Casarse por/enla Iglesia.
Desgraciadamente, sabemos que muchas de las parejas que se acercan al sacramento del matrimonio son personas bautizadas, cristianos de derecho, pero que ni practican la fe ni tienen intención de practicarla, personas para las que Dios no cuenta nada en sus vidas. Y no se puede vivir la ley de Dios sin Dios. Sin Dios no podemos amar a una persona cuando la sentimos como enemiga; sin Dios no podemos vivir la virtud de la pobreza, la fecundidad, la fidelidad, etc… sin límites. Sin Dios, ni siquiera se puede entender lo que es el matrimonio como unión de amor permanente entregado “de una vez por todas”, para toda la vida.

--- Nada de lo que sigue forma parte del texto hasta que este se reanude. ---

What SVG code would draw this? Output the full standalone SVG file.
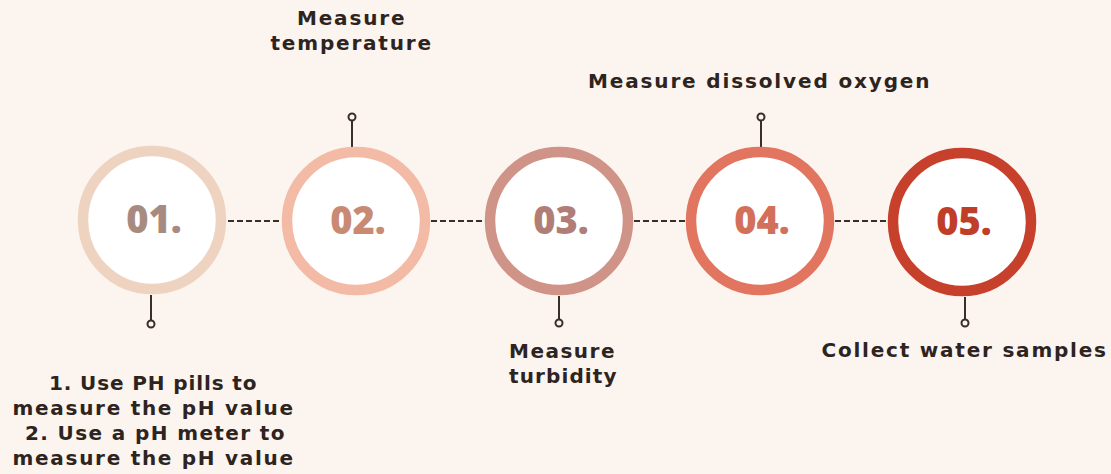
<svg xmlns="http://www.w3.org/2000/svg" width="1111" height="474" viewBox="0 0 1111 474">
<style>
.lbl{font-family:"DejaVu Sans","Open Sans",sans-serif;font-weight:700;font-size:20px;fill:#2e241f;text-anchor:middle;letter-spacing:0.5px}
.num{font-family:"Open Sans","Liberation Sans",sans-serif;font-weight:800;font-size:38px;text-anchor:middle}
.ring{fill:#ffffff;stroke-width:10.5}
.stem{stroke:#3a2e29;stroke-width:2;fill:none}
.dot{fill:#fcf4ee;stroke:#3a2e29;stroke-width:2}
.dash{stroke:#3a2e29;stroke-width:2.2;stroke-dasharray:6 3;fill:none}
</style>
<rect width="1111" height="474" fill="#fcf4ee"/>
<g id="connectors">
<line class="dash" x1="228" y1="221" x2="281" y2="221"/>
<line class="dash" x1="431" y1="221" x2="484" y2="221"/>
<line class="dash" x1="634" y1="221" x2="686" y2="221"/>
<line class="dash" x1="835" y1="221" x2="888" y2="221"/>
<line class="stem" x1="151" y1="295" x2="151" y2="320"/>
<circle class="dot" cx="151" cy="324" r="3.5"/>
<line class="stem" x1="352" y1="121" x2="352" y2="147"/>
<circle class="dot" cx="352" cy="117" r="3.5"/>
<line class="stem" x1="559" y1="296" x2="559" y2="319"/>
<circle class="dot" cx="559" cy="323" r="3.5"/>
<line class="stem" x1="761" y1="121" x2="761" y2="147"/>
<circle class="dot" cx="761" cy="117" r="3.5"/>
<line class="stem" x1="965" y1="297" x2="965" y2="319"/>
<circle class="dot" cx="965" cy="323" r="3.5"/>
</g>
<g id="n1">
<circle class="ring" cx="152" cy="220" r="69" stroke="#efd3c1"/>
<text class="num" x="154" y="233" fill="#a88b80">01.</text>
<text class="lbl" x="153" y="390" textLength="208" lengthAdjust="spacing">1. Use PH pills to</text>
<text class="lbl" x="153" y="415" textLength="281" lengthAdjust="spacing">measure the pH value</text>
<text class="lbl" x="155" y="440" textLength="260" lengthAdjust="spacing">2. Use a pH meter to</text>
<text class="lbl" x="153" y="465" textLength="281" lengthAdjust="spacing">measure the pH value</text>
</g>
<g id="n2">
<circle class="ring" cx="356" cy="221" r="69" stroke="#f3bba5"/>
<text class="num" x="358" y="234" fill="#c98a74">02.</text>
<text class="lbl" x="351" y="25" textLength="108" lengthAdjust="spacing">Measure</text>
<text class="lbl" x="351" y="50" textLength="161" lengthAdjust="spacing">temperature</text>
</g>
<g id="n3">
<circle class="ring" cx="559" cy="221" r="69" stroke="#cf9387"/>
<text class="num" x="561" y="234" fill="#b07e77">03.</text>
<text class="lbl" x="562" y="358" textLength="106" lengthAdjust="spacing">Measure</text>
<text class="lbl" x="563" y="383" textLength="108" lengthAdjust="spacing">turbidity</text>
</g>
<g id="n4">
<circle class="ring" cx="760" cy="221" r="69" stroke="#e17560"/>
<text class="num" x="762" y="234" fill="#d3705b">04.</text>
<text class="lbl" x="759" y="88" textLength="342" lengthAdjust="spacing">Measure dissolved oxygen</text>
</g>
<g id="n5">
<circle class="ring" cx="962" cy="222" r="69" stroke="#c6402b"/>
<text class="num" x="964" y="235" fill="#c03d28">05.</text>
<text class="lbl" x="964" y="357" textLength="285" lengthAdjust="spacing">Collect water samples</text>
</g>
</svg>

Que es posible la fidelidad hasta la muerte lo han demostrado muchos matrimonios a lo largo de la historia; con sus momentos de gozo y con sus sufrimientos, con su placidez y sus circunstancias tormentosas. Para superar la dificultad solo les ha bastado ser conscientes de sus limitaciones y haberse abierto a la Gracia de Dios (contar con Dios) como ayuda necesaria para mantener viva la alianza de bodas más allá de los momentos buenos. La imagen del matrimonio genuinamente cristiano la desvirtúan aquellos que se casan “por la Iglesia”, pero no “en la Iglesia”. Vivir el matrimonio “en la Iglesia” es saber que no se está solo en la aventura de la convivencia matrimonial. Quienes saben esto suelen recurrir a la oración, al auxilio de los sacramentos, a la pertenencia a grupos de matrimonios cristianos donde compartir la dimensión religiosa de su matrimonio con otras parejas y experimentar el apoyo de los hermanos en las dificultades familiares y conyugales. Cuando se saben poner los medios necesarios para el cultivo del amor, cuando se pone el esfuerzo necesario para mantener el diálogo con Dios y en la pareja, se comprende que el amor eterno es posible. Casados en el Señor, y en la Iglesia.